STATED PROBLEM —
Lines holding the string "with" are the ones to copy from this listing.
........
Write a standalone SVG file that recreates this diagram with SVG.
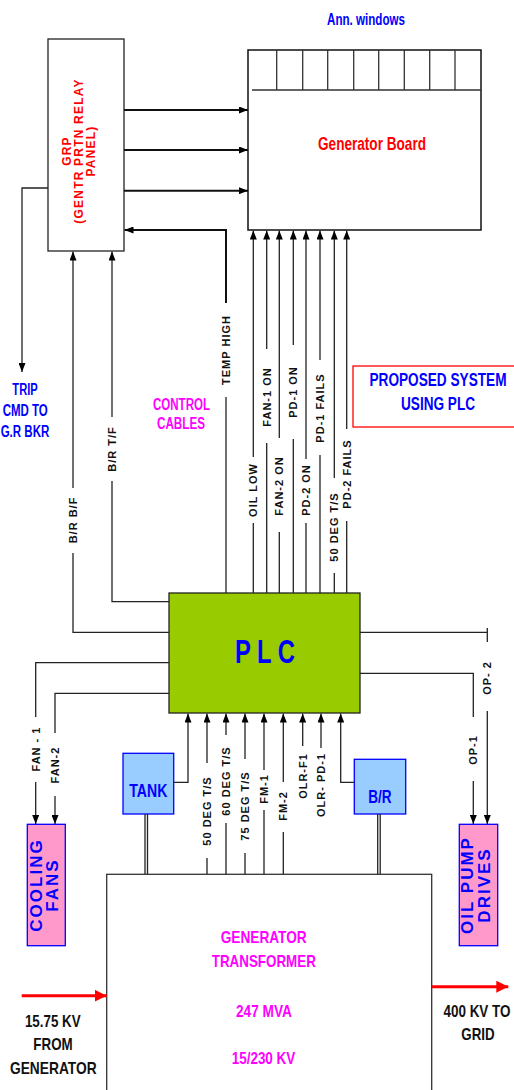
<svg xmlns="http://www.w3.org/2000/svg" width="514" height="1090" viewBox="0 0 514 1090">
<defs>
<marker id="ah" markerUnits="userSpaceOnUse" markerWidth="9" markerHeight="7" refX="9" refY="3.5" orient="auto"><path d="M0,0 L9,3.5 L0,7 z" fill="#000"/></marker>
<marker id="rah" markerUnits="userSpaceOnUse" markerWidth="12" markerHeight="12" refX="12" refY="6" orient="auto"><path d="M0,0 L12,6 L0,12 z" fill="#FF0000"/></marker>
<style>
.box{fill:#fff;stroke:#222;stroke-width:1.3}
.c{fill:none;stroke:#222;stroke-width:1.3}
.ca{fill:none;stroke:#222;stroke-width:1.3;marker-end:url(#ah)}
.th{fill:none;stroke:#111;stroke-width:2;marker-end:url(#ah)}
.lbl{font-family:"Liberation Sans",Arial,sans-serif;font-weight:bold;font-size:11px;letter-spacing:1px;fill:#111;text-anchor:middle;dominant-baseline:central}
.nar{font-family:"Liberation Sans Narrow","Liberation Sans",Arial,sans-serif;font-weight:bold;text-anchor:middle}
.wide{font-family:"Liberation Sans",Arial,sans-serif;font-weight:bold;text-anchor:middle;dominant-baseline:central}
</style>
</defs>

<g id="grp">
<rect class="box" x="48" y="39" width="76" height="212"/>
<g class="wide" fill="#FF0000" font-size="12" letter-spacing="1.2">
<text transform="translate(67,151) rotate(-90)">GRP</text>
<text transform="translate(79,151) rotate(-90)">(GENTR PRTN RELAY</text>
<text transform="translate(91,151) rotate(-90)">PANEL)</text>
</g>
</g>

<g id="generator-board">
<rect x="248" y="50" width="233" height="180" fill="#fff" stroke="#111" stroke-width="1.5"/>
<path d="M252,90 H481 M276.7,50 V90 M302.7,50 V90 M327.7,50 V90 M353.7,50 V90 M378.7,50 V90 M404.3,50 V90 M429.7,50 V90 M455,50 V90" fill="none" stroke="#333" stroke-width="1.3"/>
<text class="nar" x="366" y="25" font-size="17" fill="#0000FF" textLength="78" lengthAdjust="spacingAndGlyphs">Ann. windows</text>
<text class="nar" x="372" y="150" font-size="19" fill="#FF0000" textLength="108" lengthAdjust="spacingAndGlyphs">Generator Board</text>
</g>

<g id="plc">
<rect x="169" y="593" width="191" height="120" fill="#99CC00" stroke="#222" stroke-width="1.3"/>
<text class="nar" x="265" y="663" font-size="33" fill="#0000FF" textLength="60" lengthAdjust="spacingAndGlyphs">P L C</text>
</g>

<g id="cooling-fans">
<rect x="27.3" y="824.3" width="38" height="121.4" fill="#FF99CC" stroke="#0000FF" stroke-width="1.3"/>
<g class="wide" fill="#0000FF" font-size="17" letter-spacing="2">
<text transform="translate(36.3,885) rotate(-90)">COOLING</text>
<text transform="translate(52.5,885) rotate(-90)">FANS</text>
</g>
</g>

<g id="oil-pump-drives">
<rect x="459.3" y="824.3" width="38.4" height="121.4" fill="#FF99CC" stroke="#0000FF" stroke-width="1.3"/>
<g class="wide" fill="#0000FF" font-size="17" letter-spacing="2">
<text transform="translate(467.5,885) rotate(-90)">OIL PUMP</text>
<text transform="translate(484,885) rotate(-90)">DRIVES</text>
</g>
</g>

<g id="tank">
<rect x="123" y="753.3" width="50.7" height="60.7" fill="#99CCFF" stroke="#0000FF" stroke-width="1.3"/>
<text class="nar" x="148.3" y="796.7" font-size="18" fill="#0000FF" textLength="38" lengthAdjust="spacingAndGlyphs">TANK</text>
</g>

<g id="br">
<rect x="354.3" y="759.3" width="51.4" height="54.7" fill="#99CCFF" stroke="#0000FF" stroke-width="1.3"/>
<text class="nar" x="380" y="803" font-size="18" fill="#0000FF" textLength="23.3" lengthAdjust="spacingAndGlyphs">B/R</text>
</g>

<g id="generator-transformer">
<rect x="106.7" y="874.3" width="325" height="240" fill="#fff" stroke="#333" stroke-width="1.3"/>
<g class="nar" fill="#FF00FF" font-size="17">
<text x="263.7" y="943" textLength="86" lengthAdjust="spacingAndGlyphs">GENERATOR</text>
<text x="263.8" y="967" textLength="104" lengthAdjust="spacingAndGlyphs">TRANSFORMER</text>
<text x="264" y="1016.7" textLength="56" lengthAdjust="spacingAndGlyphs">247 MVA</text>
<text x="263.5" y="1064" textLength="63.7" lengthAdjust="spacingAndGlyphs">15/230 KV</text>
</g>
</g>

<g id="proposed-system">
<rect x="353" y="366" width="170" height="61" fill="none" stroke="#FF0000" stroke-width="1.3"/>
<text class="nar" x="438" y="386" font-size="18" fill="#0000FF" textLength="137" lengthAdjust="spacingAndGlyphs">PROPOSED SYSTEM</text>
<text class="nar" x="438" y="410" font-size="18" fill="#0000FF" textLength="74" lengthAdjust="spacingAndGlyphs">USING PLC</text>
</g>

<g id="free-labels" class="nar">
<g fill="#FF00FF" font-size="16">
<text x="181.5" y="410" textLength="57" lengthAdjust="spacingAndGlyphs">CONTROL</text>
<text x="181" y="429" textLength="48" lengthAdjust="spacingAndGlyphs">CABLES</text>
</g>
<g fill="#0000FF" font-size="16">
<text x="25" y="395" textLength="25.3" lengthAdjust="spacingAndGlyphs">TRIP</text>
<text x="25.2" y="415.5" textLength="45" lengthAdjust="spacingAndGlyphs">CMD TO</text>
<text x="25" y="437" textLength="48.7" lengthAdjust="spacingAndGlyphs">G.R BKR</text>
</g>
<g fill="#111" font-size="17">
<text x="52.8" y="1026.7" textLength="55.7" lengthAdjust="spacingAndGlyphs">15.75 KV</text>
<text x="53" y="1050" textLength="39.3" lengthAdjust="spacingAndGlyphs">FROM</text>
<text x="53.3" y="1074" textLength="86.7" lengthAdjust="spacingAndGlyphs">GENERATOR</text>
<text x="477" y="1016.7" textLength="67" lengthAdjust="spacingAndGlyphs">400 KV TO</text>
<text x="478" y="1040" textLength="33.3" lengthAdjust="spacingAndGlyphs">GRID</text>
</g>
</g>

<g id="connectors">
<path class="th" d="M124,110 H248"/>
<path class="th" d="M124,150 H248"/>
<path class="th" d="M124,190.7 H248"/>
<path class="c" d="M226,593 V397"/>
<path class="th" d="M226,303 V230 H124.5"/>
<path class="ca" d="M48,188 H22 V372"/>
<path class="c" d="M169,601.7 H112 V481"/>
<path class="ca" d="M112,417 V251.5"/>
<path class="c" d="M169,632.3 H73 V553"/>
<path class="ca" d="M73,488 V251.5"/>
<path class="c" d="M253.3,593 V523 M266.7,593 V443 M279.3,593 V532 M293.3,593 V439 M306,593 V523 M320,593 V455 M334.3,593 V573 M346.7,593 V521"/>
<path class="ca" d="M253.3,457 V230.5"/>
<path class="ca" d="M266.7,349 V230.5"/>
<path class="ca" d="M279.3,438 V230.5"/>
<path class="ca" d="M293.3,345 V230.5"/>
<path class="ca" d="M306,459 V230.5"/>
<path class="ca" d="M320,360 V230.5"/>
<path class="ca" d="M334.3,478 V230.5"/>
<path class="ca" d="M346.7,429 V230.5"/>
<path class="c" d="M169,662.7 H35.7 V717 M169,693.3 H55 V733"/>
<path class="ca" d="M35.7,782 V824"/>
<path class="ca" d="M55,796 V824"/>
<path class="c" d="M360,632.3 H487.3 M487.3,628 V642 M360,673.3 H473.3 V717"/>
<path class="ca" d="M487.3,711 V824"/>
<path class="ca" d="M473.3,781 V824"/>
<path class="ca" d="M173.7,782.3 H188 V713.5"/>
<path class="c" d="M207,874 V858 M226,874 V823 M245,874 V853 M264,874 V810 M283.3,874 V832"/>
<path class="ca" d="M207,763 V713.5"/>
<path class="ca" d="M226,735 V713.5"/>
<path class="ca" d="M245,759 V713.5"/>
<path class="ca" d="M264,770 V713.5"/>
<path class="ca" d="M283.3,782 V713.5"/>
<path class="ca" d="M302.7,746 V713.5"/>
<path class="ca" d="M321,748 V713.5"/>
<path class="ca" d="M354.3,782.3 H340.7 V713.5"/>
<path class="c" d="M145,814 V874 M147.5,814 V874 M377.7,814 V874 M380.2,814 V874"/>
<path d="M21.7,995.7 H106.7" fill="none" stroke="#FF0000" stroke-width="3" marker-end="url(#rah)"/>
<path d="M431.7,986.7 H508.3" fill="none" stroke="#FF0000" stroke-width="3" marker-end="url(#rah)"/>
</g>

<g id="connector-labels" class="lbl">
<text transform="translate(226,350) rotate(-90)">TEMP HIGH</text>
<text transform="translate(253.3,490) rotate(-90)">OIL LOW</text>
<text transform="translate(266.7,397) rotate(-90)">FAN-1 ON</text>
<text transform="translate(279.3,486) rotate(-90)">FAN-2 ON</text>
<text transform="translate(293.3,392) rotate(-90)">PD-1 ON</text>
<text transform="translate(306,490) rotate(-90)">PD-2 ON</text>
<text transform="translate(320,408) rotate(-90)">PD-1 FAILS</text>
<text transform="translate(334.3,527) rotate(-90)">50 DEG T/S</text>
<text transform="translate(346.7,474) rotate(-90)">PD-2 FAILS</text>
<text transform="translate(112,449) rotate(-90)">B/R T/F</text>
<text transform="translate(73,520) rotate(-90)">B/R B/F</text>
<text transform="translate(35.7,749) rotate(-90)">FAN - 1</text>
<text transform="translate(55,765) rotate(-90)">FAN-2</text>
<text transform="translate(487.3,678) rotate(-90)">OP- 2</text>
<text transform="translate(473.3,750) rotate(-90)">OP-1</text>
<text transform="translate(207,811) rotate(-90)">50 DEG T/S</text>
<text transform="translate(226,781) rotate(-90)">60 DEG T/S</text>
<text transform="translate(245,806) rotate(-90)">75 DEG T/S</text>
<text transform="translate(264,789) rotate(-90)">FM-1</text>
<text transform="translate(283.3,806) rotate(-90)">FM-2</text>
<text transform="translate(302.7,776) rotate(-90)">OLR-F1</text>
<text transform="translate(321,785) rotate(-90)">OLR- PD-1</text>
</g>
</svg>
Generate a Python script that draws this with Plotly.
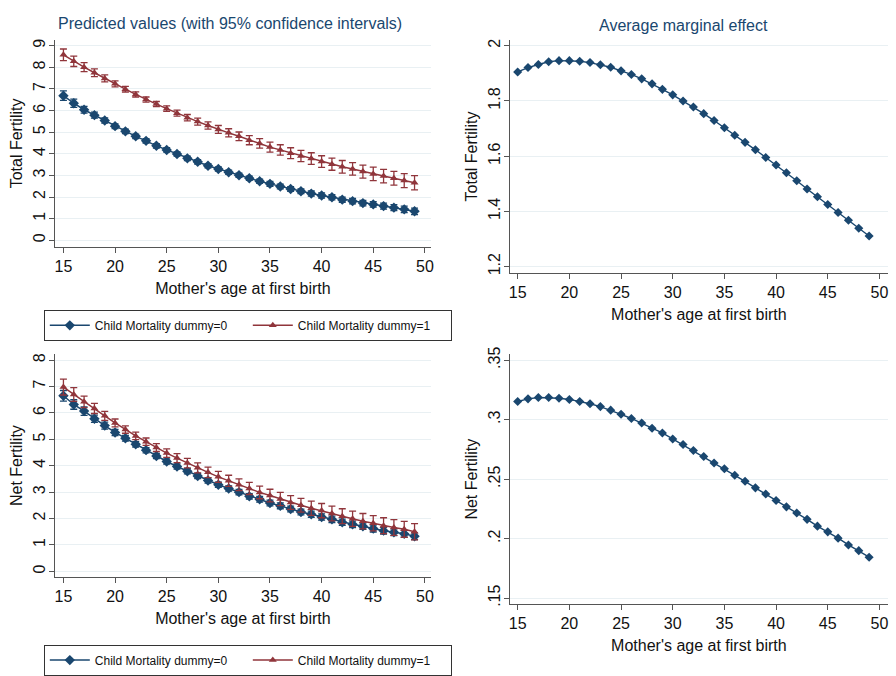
........
OUTPUT —
Write a standalone SVG file that recreates this diagram with SVG.
Generate a Python script that draws this with Plotly.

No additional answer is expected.